→ **Job**:
All lines from the beginning of the listing through the line with "0.4, 0.4, 1.2];" are to be copied word for word; the pictures are not.

→ **Records to process**:
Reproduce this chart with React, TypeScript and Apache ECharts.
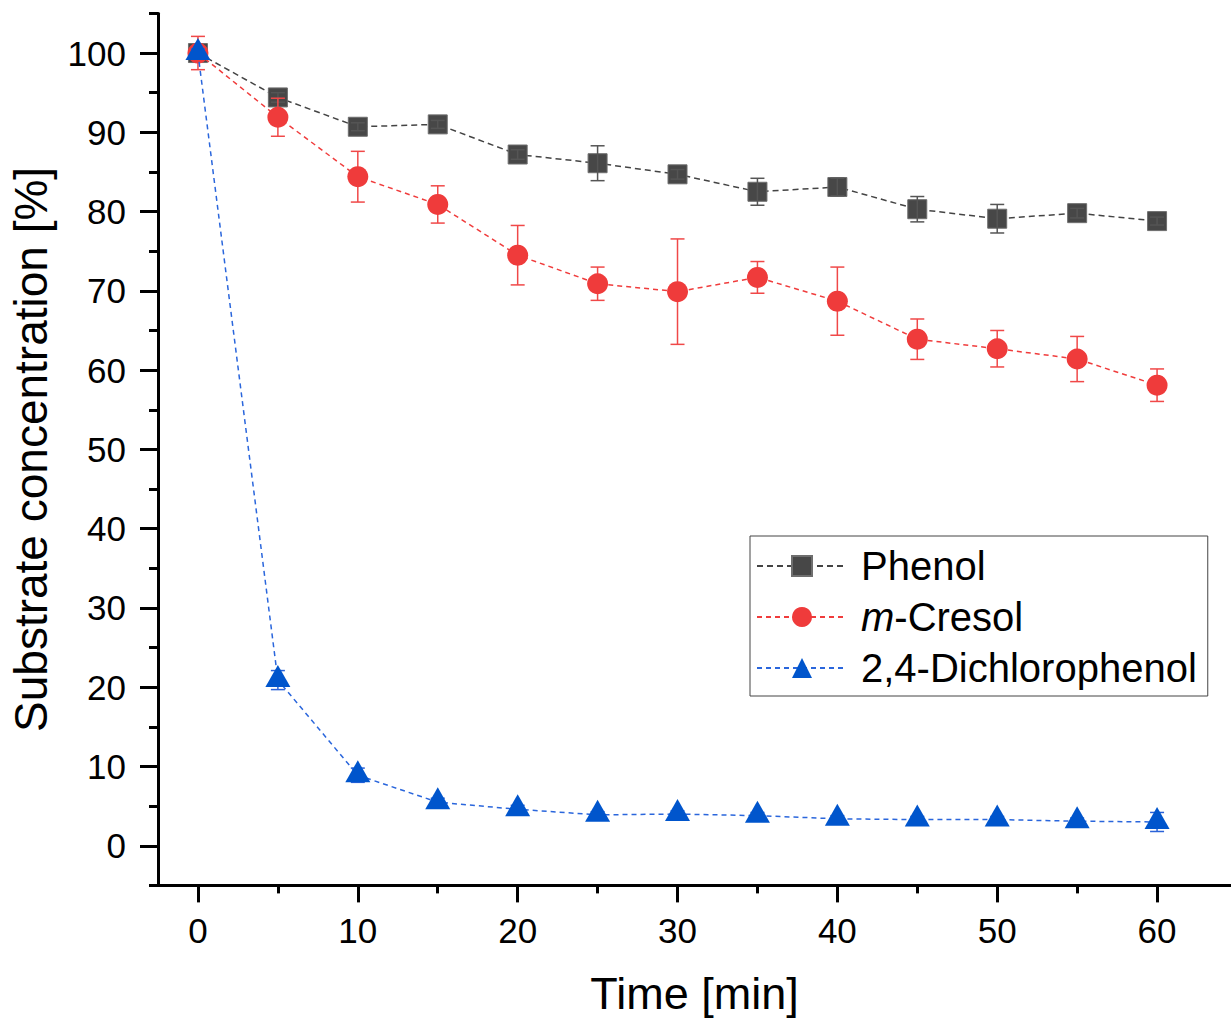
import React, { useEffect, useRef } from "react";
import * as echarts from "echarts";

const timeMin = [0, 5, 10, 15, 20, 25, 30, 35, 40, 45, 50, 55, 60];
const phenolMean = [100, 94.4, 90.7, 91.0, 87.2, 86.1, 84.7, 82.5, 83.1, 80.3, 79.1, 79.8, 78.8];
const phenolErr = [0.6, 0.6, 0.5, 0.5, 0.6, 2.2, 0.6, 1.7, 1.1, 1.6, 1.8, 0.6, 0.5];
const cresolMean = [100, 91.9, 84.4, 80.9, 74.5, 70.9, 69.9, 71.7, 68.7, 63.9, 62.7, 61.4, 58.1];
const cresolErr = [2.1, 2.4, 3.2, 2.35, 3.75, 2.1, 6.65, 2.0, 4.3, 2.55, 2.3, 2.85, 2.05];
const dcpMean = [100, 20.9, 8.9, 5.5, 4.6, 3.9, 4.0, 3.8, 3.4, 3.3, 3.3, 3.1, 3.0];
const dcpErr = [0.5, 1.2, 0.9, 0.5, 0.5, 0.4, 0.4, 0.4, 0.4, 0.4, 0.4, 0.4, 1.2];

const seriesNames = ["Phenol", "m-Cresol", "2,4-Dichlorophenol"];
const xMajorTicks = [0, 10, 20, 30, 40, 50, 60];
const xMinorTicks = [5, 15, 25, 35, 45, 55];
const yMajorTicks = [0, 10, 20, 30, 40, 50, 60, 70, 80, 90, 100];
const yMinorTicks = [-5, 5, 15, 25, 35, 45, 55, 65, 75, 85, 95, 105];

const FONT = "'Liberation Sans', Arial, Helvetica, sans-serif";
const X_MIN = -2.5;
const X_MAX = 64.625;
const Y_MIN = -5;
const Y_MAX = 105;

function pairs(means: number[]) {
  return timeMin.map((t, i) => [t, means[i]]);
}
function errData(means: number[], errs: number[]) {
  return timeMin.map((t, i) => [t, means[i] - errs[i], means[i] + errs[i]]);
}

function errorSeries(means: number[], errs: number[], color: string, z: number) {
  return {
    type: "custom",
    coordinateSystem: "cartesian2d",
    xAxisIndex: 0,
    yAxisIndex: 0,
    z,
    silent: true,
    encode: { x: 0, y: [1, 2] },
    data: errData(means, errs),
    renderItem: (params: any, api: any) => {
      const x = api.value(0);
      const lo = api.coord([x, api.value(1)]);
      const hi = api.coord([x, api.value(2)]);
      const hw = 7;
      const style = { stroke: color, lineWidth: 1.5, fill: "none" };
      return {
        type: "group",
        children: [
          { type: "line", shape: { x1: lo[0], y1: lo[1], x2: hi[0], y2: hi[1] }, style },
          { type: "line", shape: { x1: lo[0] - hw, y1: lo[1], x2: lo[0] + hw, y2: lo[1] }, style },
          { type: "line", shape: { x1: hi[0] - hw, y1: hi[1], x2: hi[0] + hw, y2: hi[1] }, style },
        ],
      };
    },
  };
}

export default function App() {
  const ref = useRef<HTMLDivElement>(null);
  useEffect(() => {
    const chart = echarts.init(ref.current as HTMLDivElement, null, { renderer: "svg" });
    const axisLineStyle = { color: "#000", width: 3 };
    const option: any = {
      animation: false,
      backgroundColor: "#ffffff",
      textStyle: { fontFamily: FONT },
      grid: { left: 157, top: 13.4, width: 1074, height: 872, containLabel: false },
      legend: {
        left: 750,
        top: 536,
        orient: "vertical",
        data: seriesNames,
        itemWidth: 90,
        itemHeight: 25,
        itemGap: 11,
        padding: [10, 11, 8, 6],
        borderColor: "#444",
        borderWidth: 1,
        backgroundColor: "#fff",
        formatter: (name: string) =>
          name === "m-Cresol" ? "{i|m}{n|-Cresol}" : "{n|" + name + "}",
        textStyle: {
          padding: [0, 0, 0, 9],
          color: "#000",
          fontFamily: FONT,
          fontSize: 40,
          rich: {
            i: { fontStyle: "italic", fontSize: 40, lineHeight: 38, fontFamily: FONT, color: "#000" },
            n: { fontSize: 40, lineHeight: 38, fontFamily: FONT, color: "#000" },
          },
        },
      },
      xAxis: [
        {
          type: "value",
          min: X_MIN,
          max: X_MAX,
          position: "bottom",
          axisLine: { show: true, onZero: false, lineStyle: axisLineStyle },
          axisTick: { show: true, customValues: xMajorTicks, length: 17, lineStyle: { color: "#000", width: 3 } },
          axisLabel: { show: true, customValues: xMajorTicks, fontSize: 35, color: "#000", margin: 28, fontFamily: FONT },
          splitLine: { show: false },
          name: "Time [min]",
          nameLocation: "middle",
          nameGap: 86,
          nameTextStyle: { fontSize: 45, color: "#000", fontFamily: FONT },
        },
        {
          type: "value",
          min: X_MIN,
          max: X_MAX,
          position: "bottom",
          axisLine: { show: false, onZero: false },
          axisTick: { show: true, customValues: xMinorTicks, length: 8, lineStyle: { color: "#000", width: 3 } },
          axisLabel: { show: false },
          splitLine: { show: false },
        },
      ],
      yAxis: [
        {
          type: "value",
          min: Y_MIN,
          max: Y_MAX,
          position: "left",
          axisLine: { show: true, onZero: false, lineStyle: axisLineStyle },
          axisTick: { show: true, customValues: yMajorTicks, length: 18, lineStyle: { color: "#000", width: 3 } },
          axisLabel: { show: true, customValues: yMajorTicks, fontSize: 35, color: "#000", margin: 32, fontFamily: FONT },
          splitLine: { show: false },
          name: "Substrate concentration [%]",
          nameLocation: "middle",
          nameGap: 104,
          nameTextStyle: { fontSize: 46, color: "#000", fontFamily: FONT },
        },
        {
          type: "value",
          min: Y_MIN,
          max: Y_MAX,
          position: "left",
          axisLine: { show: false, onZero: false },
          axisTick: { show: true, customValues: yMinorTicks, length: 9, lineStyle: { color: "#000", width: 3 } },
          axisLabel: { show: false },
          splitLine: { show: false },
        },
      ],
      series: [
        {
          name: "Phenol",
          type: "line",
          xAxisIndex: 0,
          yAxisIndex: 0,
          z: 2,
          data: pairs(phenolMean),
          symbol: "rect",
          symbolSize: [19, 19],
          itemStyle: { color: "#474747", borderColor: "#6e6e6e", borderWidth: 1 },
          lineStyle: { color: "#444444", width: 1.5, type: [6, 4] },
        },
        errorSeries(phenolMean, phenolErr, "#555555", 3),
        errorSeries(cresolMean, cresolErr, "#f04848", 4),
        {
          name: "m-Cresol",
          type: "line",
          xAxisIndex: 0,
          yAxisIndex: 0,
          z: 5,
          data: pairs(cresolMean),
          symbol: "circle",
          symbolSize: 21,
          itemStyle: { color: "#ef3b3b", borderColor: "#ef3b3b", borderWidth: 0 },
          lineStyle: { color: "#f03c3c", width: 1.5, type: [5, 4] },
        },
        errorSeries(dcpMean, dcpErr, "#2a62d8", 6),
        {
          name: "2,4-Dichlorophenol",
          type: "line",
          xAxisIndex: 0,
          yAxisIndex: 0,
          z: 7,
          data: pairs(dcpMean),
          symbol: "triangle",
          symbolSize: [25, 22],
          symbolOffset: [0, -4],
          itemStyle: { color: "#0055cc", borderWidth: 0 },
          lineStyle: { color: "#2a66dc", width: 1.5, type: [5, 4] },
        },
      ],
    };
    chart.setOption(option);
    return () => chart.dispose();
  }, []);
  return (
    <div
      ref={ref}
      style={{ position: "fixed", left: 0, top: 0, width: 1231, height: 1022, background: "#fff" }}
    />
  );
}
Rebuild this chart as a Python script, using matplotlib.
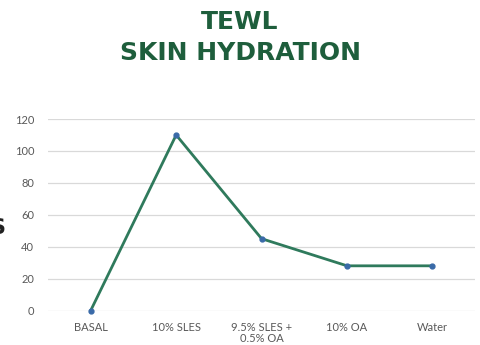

→ **Completed task**:
Reproduce this chart with React, TypeScript and Apache ECharts.
import React, { useEffect, useRef } from "react";
import * as echarts from "echarts";

const timeMin = [0, 5, 10, 15, 20, 25, 30, 35, 40, 45, 50, 55, 60];
const phenolMean = [100, 94.4, 90.7, 91.0, 87.2, 86.1, 84.7, 82.5, 83.1, 80.3, 79.1, 79.8, 78.8];
const phenolErr = [0.6, 0.6, 0.5, 0.5, 0.6, 2.2, 0.6, 1.7, 1.1, 1.6, 1.8, 0.6, 0.5];
const cresolMean = [100, 91.9, 84.4, 80.9, 74.5, 70.9, 69.9, 71.7, 68.7, 63.9, 62.7, 61.4, 58.1];
const cresolErr = [2.1, 2.4, 3.2, 2.35, 3.75, 2.1, 6.65, 2.0, 4.3, 2.55, 2.3, 2.85, 2.05];
const dcpMean = [100, 20.9, 8.9, 5.5, 4.6, 3.9, 4.0, 3.8, 3.4, 3.3, 3.3, 3.1, 3.0];
const dcpErr = [0.5, 1.2, 0.9, 0.5, 0.5, 0.4, 0.4, 0.4, 0.4, 0.4, 0.4, 0.4, 1.2];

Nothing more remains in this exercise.